For Proc, moving the needle on customer service is the result of an agency-wide commitment to positive change.

"I can't take several hours to read the names of all the employees at GO and Metrolinx with whom I share this award," she said during her acceptance speech. "But in so many ways, they are the true light, and I am the mirror that has caught some of their reflection."

In early November, Progressive Railroading caught up with Proc to learn a bit more about her customer service strategies at GO, her rail career and future plans. Excerpts from that interview are published below.

How did you get into the transit-rail realm?
I worked as a senior executive at the Ontario Ministry of Transportation, before taking an 8-year stint at one of Canada’s largest banks, running their biggest call centers in Toronto and Montreal. When GO Transit advertised for a new VP to improve their customer service, they asked for someone with experience in "transportation, banking and call center management." The ad might as well have had my name on it. I found my experience in large-scale operations and customer service was very transportable to the rail industry. Plus, I was able to bring "fresh eyes" to some areas. Growing up, I expected to become a teacher. I'm told that modern instructors don't really "teach" anymore, but encourage personal growth in others and are lifelong students themselves. Maybe by that definition, I haven't ended up so far from my childhood goal after all.

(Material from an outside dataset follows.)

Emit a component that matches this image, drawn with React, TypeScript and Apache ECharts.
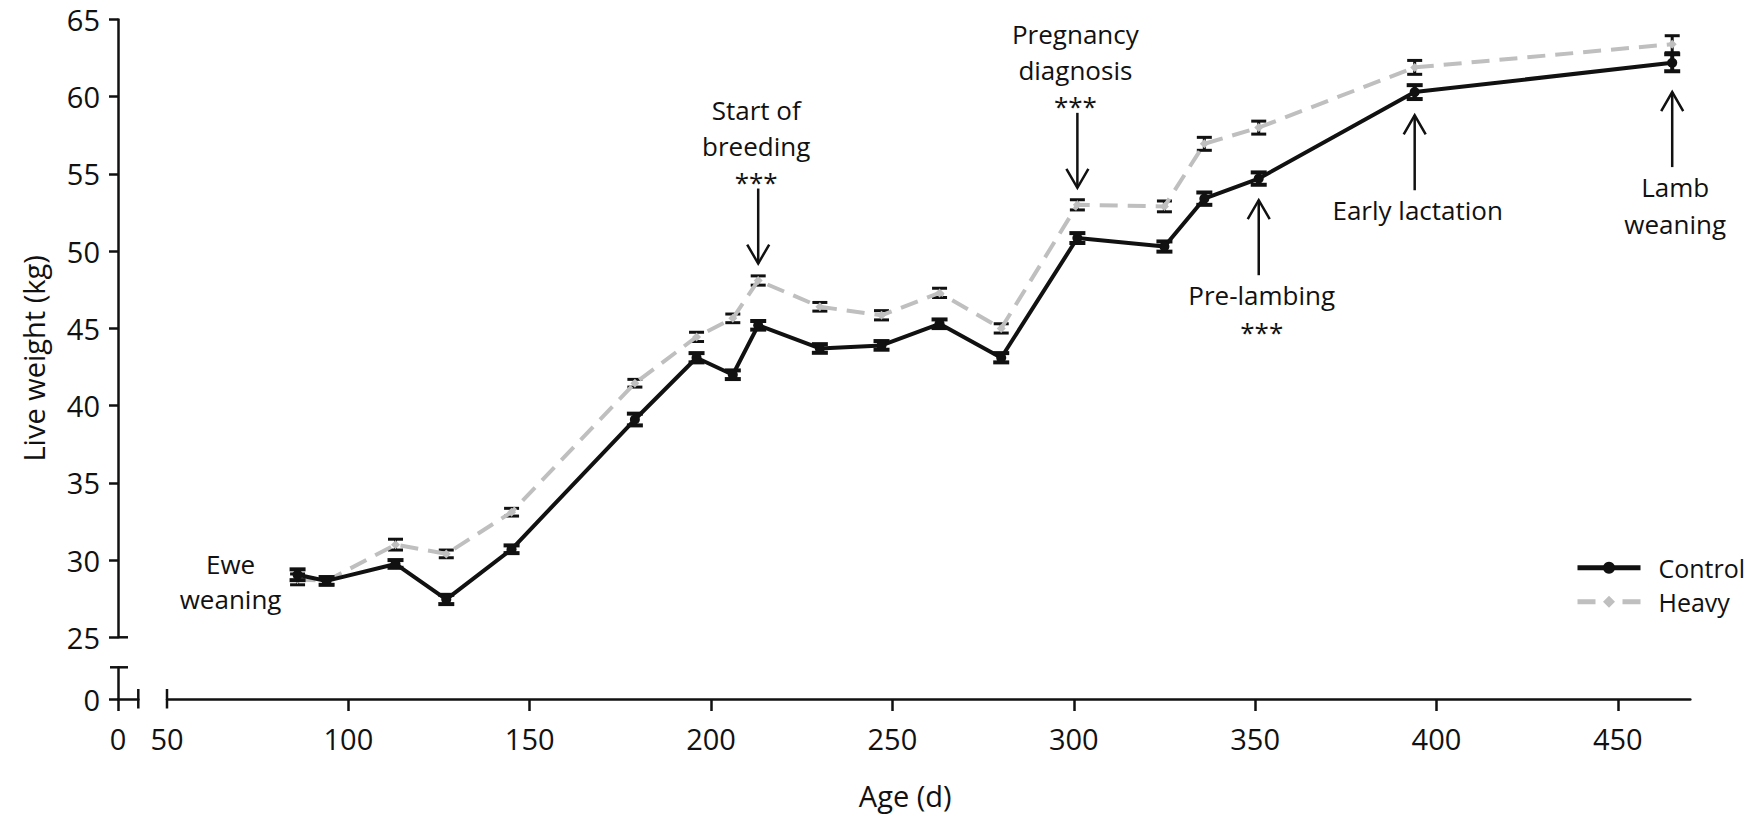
import React, { useEffect, useRef } from "react";
import * as echarts from "echarts";

// ---- data ----
const ageDays = [86, 94, 113, 127, 145, 179, 196, 206, 213, 230, 247, 263, 280, 301, 325, 336, 351, 394, 465];
const controlWeight = [29.05, 28.65, 29.75, 27.45, 30.7, 39.1, 43.1, 42.0, 45.2, 43.7, 43.9, 45.3, 43.1, 50.85, 50.3, 53.4, 54.7, 60.3, 62.2];
const controlSem = [0.35, 0.25, 0.25, 0.3, 0.25, 0.38, 0.3, 0.28, 0.28, 0.28, 0.28, 0.28, 0.3, 0.32, 0.33, 0.4, 0.4, 0.45, 0.55];
const heavyWeight = [28.75, 28.65, 31.0, 30.4, 33.1, 41.45, 44.45, 45.65, 48.1, 46.4, 45.85, 47.3, 45.0, 53.0, 52.9, 56.95, 58.0, 61.9, 63.4];
const heavySem = [0.35, 0.25, 0.35, 0.25, 0.25, 0.25, 0.3, 0.28, 0.3, 0.28, 0.3, 0.3, 0.3, 0.33, 0.35, 0.42, 0.42, 0.45, 0.55];

const xLabelValues = [50, 100, 150, 200, 250, 300, 350, 400, 450];
const xTickValues = [100, 150, 200, 250, 300, 350, 400, 450];

// events along the timeline: label lines, day, weight where the arrow tip sits, arrow direction
const eventText = [
  ["Ewe", "weaning"],
  ["Start of", "breeding", "***"],
  ["Pregnancy", "diagnosis", "***"],
  ["Pre-lambing", "***"],
  ["Early lactation"],
  ["Lamb", "weaning"],
];
const eventDay = [86, 213, 301, 351, 394, 465];
const eventKg = [29.05, 49.2, 54.1, 53.3, 58.8, 60.3];
const eventDir = ["none", "down", "down", "up", "up", "up"];

// ---- styling / layout ----
const FONT = "'Open Sans', 'Noto Sans', sans-serif";
const INK = "#111111";
const GREY = "#bfbfbf";
const FS_TICK = 29;
const FS_TITLE = 29;
const FS_NOTE = 26;
const FS_LEGEND = 25;

const GRID_LEFT = 167;
const GRID_TOP = 19.5;
const PX_PER_DAY = 3.627;
const PX_PER_KG = 15.445;
const X_MIN = 50;
const X_MAX = 470;
const Y_MIN = 25;
const Y_MAX = 65;
const GRID_W = (X_MAX - X_MIN) * PX_PER_DAY;
const GRID_H = (Y_MAX - Y_MIN) * PX_PER_KG;
const GRID_BOTTOM = GRID_TOP + GRID_H;
const Y_AXIS_X = 118;
const X_AXIS_Y = 699;
const STUB_X_END = 138.3;
const STUB_Y_TOP = 667.3;
const ARROW_LEN = 75;

const axisLineStyle = { color: INK, width: 2.5 };
const tickLabelStyle = { color: INK, fontSize: FS_TICK, fontFamily: FONT };
const titleStyle = { color: INK, fontSize: FS_TITLE, fontFamily: FONT };

const errorBar = (capHalf: number, width: number) => (_params: any, api: any) => {
  const x = api.value(0);
  const lo = api.coord([x, api.value(1)]);
  const hi = api.coord([x, api.value(2)]);
  const style = { stroke: INK, lineWidth: width };
  return {
    type: "group",
    children: [
      { type: "line", shape: { x1: lo[0], y1: lo[1], x2: hi[0], y2: hi[1] }, style },
      { type: "line", shape: { x1: lo[0] - capHalf, y1: lo[1], x2: lo[0] + capHalf, y2: lo[1] }, style },
      { type: "line", shape: { x1: hi[0] - capHalf, y1: hi[1], x2: hi[0] + capHalf, y2: hi[1] }, style },
    ],
  };
};

const textEl = (text: string, x: number, y: number) => ({
  type: "text",
  x,
  y,
  style: { text, fill: INK, fontSize: FS_NOTE, fontFamily: FONT, align: "center", verticalAlign: "middle" },
});

const renderEvent = (params: any, api: any) => {
  const i = params.dataIndex;
  const lines = eventText[i];
  const dir = eventDir[i];
  const p = api.coord([api.value(0), api.value(1)]);
  const stroke = { stroke: INK, lineWidth: 2.5, fill: "none" };
  const children: any[] = [];
  if (dir === "down") {
    const tail = p[1] - ARROW_LEN;
    children.push({ type: "line", shape: { x1: p[0], y1: tail, x2: p[0], y2: p[1] }, style: stroke });
    children.push({ type: "polyline", shape: { points: [[p[0] - 11, p[1] - 19], [p[0], p[1]], [p[0] + 11, p[1] - 19]] }, style: stroke });
    lines.forEach((t, k) => children.push(textEl(t, p[0] - 2, tail - 7 - (lines.length - 1 - k) * 36)));
  } else if (dir === "up") {
    const tail = p[1] + ARROW_LEN;
    children.push({ type: "line", shape: { x1: p[0], y1: tail, x2: p[0], y2: p[1] }, style: stroke });
    children.push({ type: "polyline", shape: { points: [[p[0] - 11, p[1] + 19], [p[0], p[1]], [p[0] + 11, p[1] + 19]] }, style: stroke });
    lines.forEach((t, k) => children.push(textEl(t, p[0] + 3, tail + 20 + k * 36.5)));
  } else {
    lines.forEach((t, k) => children.push(textEl(t, p[0] - 67, p[1] + 7 + (k - (lines.length - 1) / 2) * 35)));
  }
  return { type: "group", children };
};

const capLine = (x1: number, y1: number, x2: number, y2: number) => ({
  type: "line",
  shape: { x1, y1, x2, y2 },
  style: { stroke: INK, lineWidth: 2.5 },
  silent: true,
});

const option: any = {
  animation: false,
  backgroundColor: "#ffffff",
  grid: [
    { left: GRID_LEFT, top: GRID_TOP, width: GRID_W, height: GRID_H, outerBoundsMode: "none" },
    { left: Y_AXIS_X, top: STUB_Y_TOP, width: STUB_X_END - Y_AXIS_X, height: X_AXIS_Y - STUB_Y_TOP, outerBoundsMode: "none" },
  ],
  xAxis: [
    {
      type: "value",
      gridIndex: 0,
      min: X_MIN,
      max: X_MAX,
      position: "bottom",
      offset: X_AXIS_Y - GRID_BOTTOM,
      axisLine: { show: true, onZero: false, lineStyle: axisLineStyle },
      axisTick: { show: true, length: 12, lineStyle: axisLineStyle, customValues: xTickValues },
      axisLabel: { ...tickLabelStyle, margin: 25, customValues: xLabelValues },
      splitLine: { show: false },
      name: "Age (d)",
      nameLocation: "middle",
      nameGap: 82,
      nameTextStyle: { ...titleStyle, padding: [0, 47, 0, 0] },
    },
    {
      type: "value",
      gridIndex: 1,
      min: 0,
      max: (STUB_X_END - Y_AXIS_X) / PX_PER_DAY,
      position: "bottom",
      axisLine: { show: true, onZero: false, lineStyle: axisLineStyle },
      axisTick: { show: true, length: 12, lineStyle: axisLineStyle, customValues: [0] },
      axisLabel: { ...tickLabelStyle, margin: 25, customValues: [0] },
      splitLine: { show: false },
    },
  ],
  yAxis: [
    {
      type: "value",
      gridIndex: 0,
      min: Y_MIN,
      max: Y_MAX,
      interval: 5,
      position: "left",
      offset: GRID_LEFT - Y_AXIS_X,
      axisLine: { show: true, onZero: false, lineStyle: axisLineStyle },
      axisTick: { show: true, length: 9, lineStyle: axisLineStyle },
      axisLabel: { ...tickLabelStyle, margin: 18 },
      splitLine: { show: false },
      name: "Live weight (kg)",
      nameLocation: "middle",
      nameGap: 70,
      nameTextStyle: { ...titleStyle, padding: [0, 60, 0, 0] },
    },
    {
      type: "value",
      gridIndex: 1,
      min: 0,
      max: (X_AXIS_Y - STUB_Y_TOP) / PX_PER_KG,
      position: "left",
      axisLine: { show: true, onZero: false, lineStyle: axisLineStyle },
      axisTick: { show: true, length: 9, lineStyle: axisLineStyle, customValues: [0] },
      axisLabel: { ...tickLabelStyle, margin: 18, customValues: [0] },
      splitLine: { show: false },
    },
  ],
  legend: {
    data: [
      { name: "Control", lineStyle: { width: 5 } },
      { name: "Heavy", lineStyle: { width: 5, type: [18, 27] } },
    ],
    orient: "vertical",
    left: 1575,
    top: 552.7,
    padding: 0,
    itemWidth: 63,
    itemHeight: 15,
    itemGap: 4,
    selectedMode: false,
    lineStyle: { width: 5 },
    textStyle: { color: INK, fontSize: FS_LEGEND, fontFamily: FONT, lineHeight: 30, padding: [0, 0, 0, 13] },
  },
  // axis-break caps
  graphic: [
    capLine(Y_AXIS_X, GRID_BOTTOM, Y_AXIS_X + 10, GRID_BOTTOM),
    capLine(Y_AXIS_X - 8, STUB_Y_TOP, Y_AXIS_X + 10, STUB_Y_TOP),
    capLine(STUB_X_END, X_AXIS_Y - 10, STUB_X_END, X_AXIS_Y + 9.5),
    capLine(GRID_LEFT, X_AXIS_Y - 10, GRID_LEFT, X_AXIS_Y + 9.5),
  ],
  series: [
    {
      name: "Heavy SEM",
      type: "custom",
      xAxisIndex: 0,
      yAxisIndex: 0,
      z: 1,
      clip: false,
      silent: true,
      renderItem: errorBar(7.5, 3),
      encode: { x: 0, y: [1, 2] },
      data: ageDays.map((d, i) => [d, heavyWeight[i] - heavySem[i], heavyWeight[i] + heavySem[i]]),
    },
    {
      name: "Heavy",
      type: "line",
      xAxisIndex: 0,
      yAxisIndex: 0,
      z: 2,
      symbol: "diamond",
      symbolSize: 9,
      itemStyle: { color: GREY },
      lineStyle: { color: GREY, width: 4, type: [18, 10] },
      data: ageDays.map((d, i) => [d, heavyWeight[i]]),
    },
    {
      name: "Control SEM",
      type: "custom",
      xAxisIndex: 0,
      yAxisIndex: 0,
      z: 3,
      clip: false,
      silent: true,
      renderItem: errorBar(8, 4),
      encode: { x: 0, y: [1, 2] },
      data: ageDays.map((d, i) => [d, controlWeight[i] - controlSem[i], controlWeight[i] + controlSem[i]]),
    },
    {
      name: "Control",
      type: "line",
      xAxisIndex: 0,
      yAxisIndex: 0,
      z: 4,
      symbol: "circle",
      symbolSize: 10,
      itemStyle: { color: INK },
      lineStyle: { color: INK, width: 4 },
      data: ageDays.map((d, i) => [d, controlWeight[i]]),
    },
    {
      name: "Events",
      type: "custom",
      xAxisIndex: 0,
      yAxisIndex: 0,
      z: 5,
      clip: false,
      silent: true,
      renderItem: renderEvent,
      encode: { x: 0, y: 1 },
      data: eventDay.map((d, i) => [d, eventKg[i]]),
    },
  ],
};

export default function App() {
  const ref = useRef<HTMLDivElement>(null);
  useEffect(() => {
    if (!ref.current) return;
    const chart = echarts.init(ref.current, undefined, { renderer: "svg" });
    chart.setOption(option);
    return () => chart.dispose();
  }, []);
  return (
    <div
      ref={ref}
      style={{ position: "fixed", left: 0, top: 0, width: 1757, height: 818, background: "#ffffff" }}
    />
  );
}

Mary Proc (at podium) gives a brief acceptance speech after being named LRIW's Outstanding Woman of the Year.
Photo: Daniel Niepow

Who are some of your mentors in rail?
It would be hard to name them all. In addition to specific individuals, I look to large systems everywhere for inspiration. Right now, GO Transit wants to improve the range of retail we’re offering throughout our system, and so we're looking at best practices in Japan, Switzerland, France, England and North America — really around the world.
How has GO Transit changed since you've been at the helm of customer service?
I was lucky to join in 2008 just after the big recession, when governments realized that investing in transit would save roads, reduce pollution, create jobs, and stimulate the economy. It's no surprise that our on-time and service improvements coincided with this "funding tap" being turned on. At the same time, we decided to put the "voice of the customer" at the center of everything we did. Since then we recruited an on-line panel of 7,000 customers who give us input on our programs. We also do a deep-dive into the 650,000 calls and escalations we get annually in order to help resolve their root cause. Our staff now gets regular customer service training, and each and every one knows the promises in our passenger charter.
What are your goals for GO Transit?
We are looking to introduce quick service restaurants throughout our system to better satisfy our customers’ needs. We are also exploring the potential for "Click N Collect" — the fastest growing segment of online shopping. We are in the market now, looking for a partner to offer an app that GO customers could load onto their smart phone, order and pay for groceries on their way into work in the morning, and find the food at refrigerated lockers at GO stations on the way home. Every indication is that our customers would appreciate a service like this. For sure, I would use it.

What advice would you give to young people considering a career in rail? Do you have specific advice for women in particular?
This industry employs such a wide array of talent — everyone from engineers to graphic designers to HR specialists. My advice to young people would be to join one or more of the industry associations, and then to volunteer to head one of their activities. It’s a quick and sure-fire way to rapidly increase your network, and improve your reputation. To women, I would only say “aim higher." There's never a downside to applying for a better job.
Where do you see yourself in five years?
Hopefully sitting on a customer satisfaction rating with GO of 90 percent or higher.